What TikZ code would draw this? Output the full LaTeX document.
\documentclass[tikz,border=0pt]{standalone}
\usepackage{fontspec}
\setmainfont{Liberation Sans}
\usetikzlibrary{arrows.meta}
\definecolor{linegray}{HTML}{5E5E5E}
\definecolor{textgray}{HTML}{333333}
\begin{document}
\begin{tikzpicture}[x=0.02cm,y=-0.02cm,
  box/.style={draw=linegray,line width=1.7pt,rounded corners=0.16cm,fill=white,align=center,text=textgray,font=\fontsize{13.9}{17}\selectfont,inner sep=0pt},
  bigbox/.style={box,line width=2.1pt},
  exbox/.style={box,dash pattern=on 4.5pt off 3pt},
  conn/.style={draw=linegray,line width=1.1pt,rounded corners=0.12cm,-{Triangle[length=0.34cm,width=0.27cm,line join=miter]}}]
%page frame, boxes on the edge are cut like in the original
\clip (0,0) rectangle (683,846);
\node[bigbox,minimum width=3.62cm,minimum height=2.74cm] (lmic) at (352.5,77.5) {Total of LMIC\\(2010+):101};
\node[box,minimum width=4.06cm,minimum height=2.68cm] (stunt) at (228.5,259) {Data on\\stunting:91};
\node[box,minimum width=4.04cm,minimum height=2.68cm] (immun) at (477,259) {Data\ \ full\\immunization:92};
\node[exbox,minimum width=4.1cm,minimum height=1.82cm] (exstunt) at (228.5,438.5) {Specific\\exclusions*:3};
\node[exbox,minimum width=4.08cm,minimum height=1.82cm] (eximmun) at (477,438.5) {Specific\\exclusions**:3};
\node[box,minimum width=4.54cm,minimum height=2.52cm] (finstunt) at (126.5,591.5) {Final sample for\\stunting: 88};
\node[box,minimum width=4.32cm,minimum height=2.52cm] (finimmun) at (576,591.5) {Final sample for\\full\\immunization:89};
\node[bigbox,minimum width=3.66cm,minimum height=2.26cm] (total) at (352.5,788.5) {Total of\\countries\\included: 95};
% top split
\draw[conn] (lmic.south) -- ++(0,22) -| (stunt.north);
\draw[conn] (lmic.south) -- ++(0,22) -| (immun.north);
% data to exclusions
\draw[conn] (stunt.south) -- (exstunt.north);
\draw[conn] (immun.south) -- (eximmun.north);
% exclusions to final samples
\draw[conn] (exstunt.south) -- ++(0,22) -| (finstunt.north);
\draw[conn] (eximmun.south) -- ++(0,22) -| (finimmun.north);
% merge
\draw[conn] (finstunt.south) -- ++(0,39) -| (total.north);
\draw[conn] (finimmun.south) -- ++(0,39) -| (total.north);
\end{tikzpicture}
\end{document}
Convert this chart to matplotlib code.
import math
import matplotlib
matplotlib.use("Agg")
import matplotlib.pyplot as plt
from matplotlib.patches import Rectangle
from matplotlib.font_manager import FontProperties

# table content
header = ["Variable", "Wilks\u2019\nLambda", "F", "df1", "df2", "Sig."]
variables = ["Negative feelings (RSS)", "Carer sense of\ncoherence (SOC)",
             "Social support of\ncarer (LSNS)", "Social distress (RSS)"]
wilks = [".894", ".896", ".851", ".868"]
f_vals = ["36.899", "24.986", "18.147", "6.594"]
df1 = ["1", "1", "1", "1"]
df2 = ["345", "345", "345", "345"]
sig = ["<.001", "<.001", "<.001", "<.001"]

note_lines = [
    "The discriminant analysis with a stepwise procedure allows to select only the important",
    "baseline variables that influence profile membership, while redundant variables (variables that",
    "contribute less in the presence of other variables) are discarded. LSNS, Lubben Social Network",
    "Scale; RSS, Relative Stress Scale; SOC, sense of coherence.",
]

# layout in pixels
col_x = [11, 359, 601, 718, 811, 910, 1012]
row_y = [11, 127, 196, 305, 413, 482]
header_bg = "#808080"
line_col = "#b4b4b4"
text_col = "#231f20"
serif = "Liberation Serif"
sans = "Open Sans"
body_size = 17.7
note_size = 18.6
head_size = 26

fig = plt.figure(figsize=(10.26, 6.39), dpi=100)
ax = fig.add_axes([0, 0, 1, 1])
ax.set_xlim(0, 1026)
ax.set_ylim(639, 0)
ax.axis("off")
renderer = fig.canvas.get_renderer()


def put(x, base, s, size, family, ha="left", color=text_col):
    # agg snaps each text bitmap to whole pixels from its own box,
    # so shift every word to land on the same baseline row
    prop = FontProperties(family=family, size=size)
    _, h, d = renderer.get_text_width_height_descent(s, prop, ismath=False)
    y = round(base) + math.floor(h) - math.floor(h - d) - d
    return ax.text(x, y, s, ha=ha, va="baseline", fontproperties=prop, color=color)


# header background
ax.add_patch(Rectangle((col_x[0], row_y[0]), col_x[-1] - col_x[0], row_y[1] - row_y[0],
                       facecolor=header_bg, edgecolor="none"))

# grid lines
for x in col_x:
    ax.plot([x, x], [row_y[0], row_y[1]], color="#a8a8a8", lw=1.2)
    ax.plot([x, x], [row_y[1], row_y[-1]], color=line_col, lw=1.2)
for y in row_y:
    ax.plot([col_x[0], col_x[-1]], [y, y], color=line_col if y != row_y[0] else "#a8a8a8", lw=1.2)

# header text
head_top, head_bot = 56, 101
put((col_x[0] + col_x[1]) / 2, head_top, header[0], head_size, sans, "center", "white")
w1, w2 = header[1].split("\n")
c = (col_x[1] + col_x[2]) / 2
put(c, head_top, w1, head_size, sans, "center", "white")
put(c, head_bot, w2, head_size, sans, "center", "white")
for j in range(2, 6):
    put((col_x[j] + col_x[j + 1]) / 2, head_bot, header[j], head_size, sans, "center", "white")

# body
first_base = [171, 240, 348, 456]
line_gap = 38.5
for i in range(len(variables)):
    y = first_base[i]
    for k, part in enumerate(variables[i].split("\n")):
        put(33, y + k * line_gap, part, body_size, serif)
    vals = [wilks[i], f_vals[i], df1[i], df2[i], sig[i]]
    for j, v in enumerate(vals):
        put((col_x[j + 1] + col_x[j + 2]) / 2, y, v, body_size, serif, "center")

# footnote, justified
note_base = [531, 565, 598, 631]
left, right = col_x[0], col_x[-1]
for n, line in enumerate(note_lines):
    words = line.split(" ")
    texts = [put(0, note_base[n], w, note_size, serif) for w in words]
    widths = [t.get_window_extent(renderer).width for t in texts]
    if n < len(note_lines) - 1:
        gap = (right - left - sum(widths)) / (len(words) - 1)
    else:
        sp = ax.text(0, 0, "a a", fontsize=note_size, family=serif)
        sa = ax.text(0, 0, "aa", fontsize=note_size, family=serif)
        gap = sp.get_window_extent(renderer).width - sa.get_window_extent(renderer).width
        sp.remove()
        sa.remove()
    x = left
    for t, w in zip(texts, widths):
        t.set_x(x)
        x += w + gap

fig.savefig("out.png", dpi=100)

**INSTRUCTIONS TO FOLLOW:** Quote the listing above, but only from the line that shows "Convert this chart to matplotlib code." through the line that shows "from matplotlib.font_manager import".

**SOLVED PROBLEM:**
Convert this chart to matplotlib code.
import math
import matplotlib
matplotlib.use("Agg")
import matplotlib.pyplot as plt
from matplotlib.patches import Rectangle
from matplotlib.font_manager import FontProperties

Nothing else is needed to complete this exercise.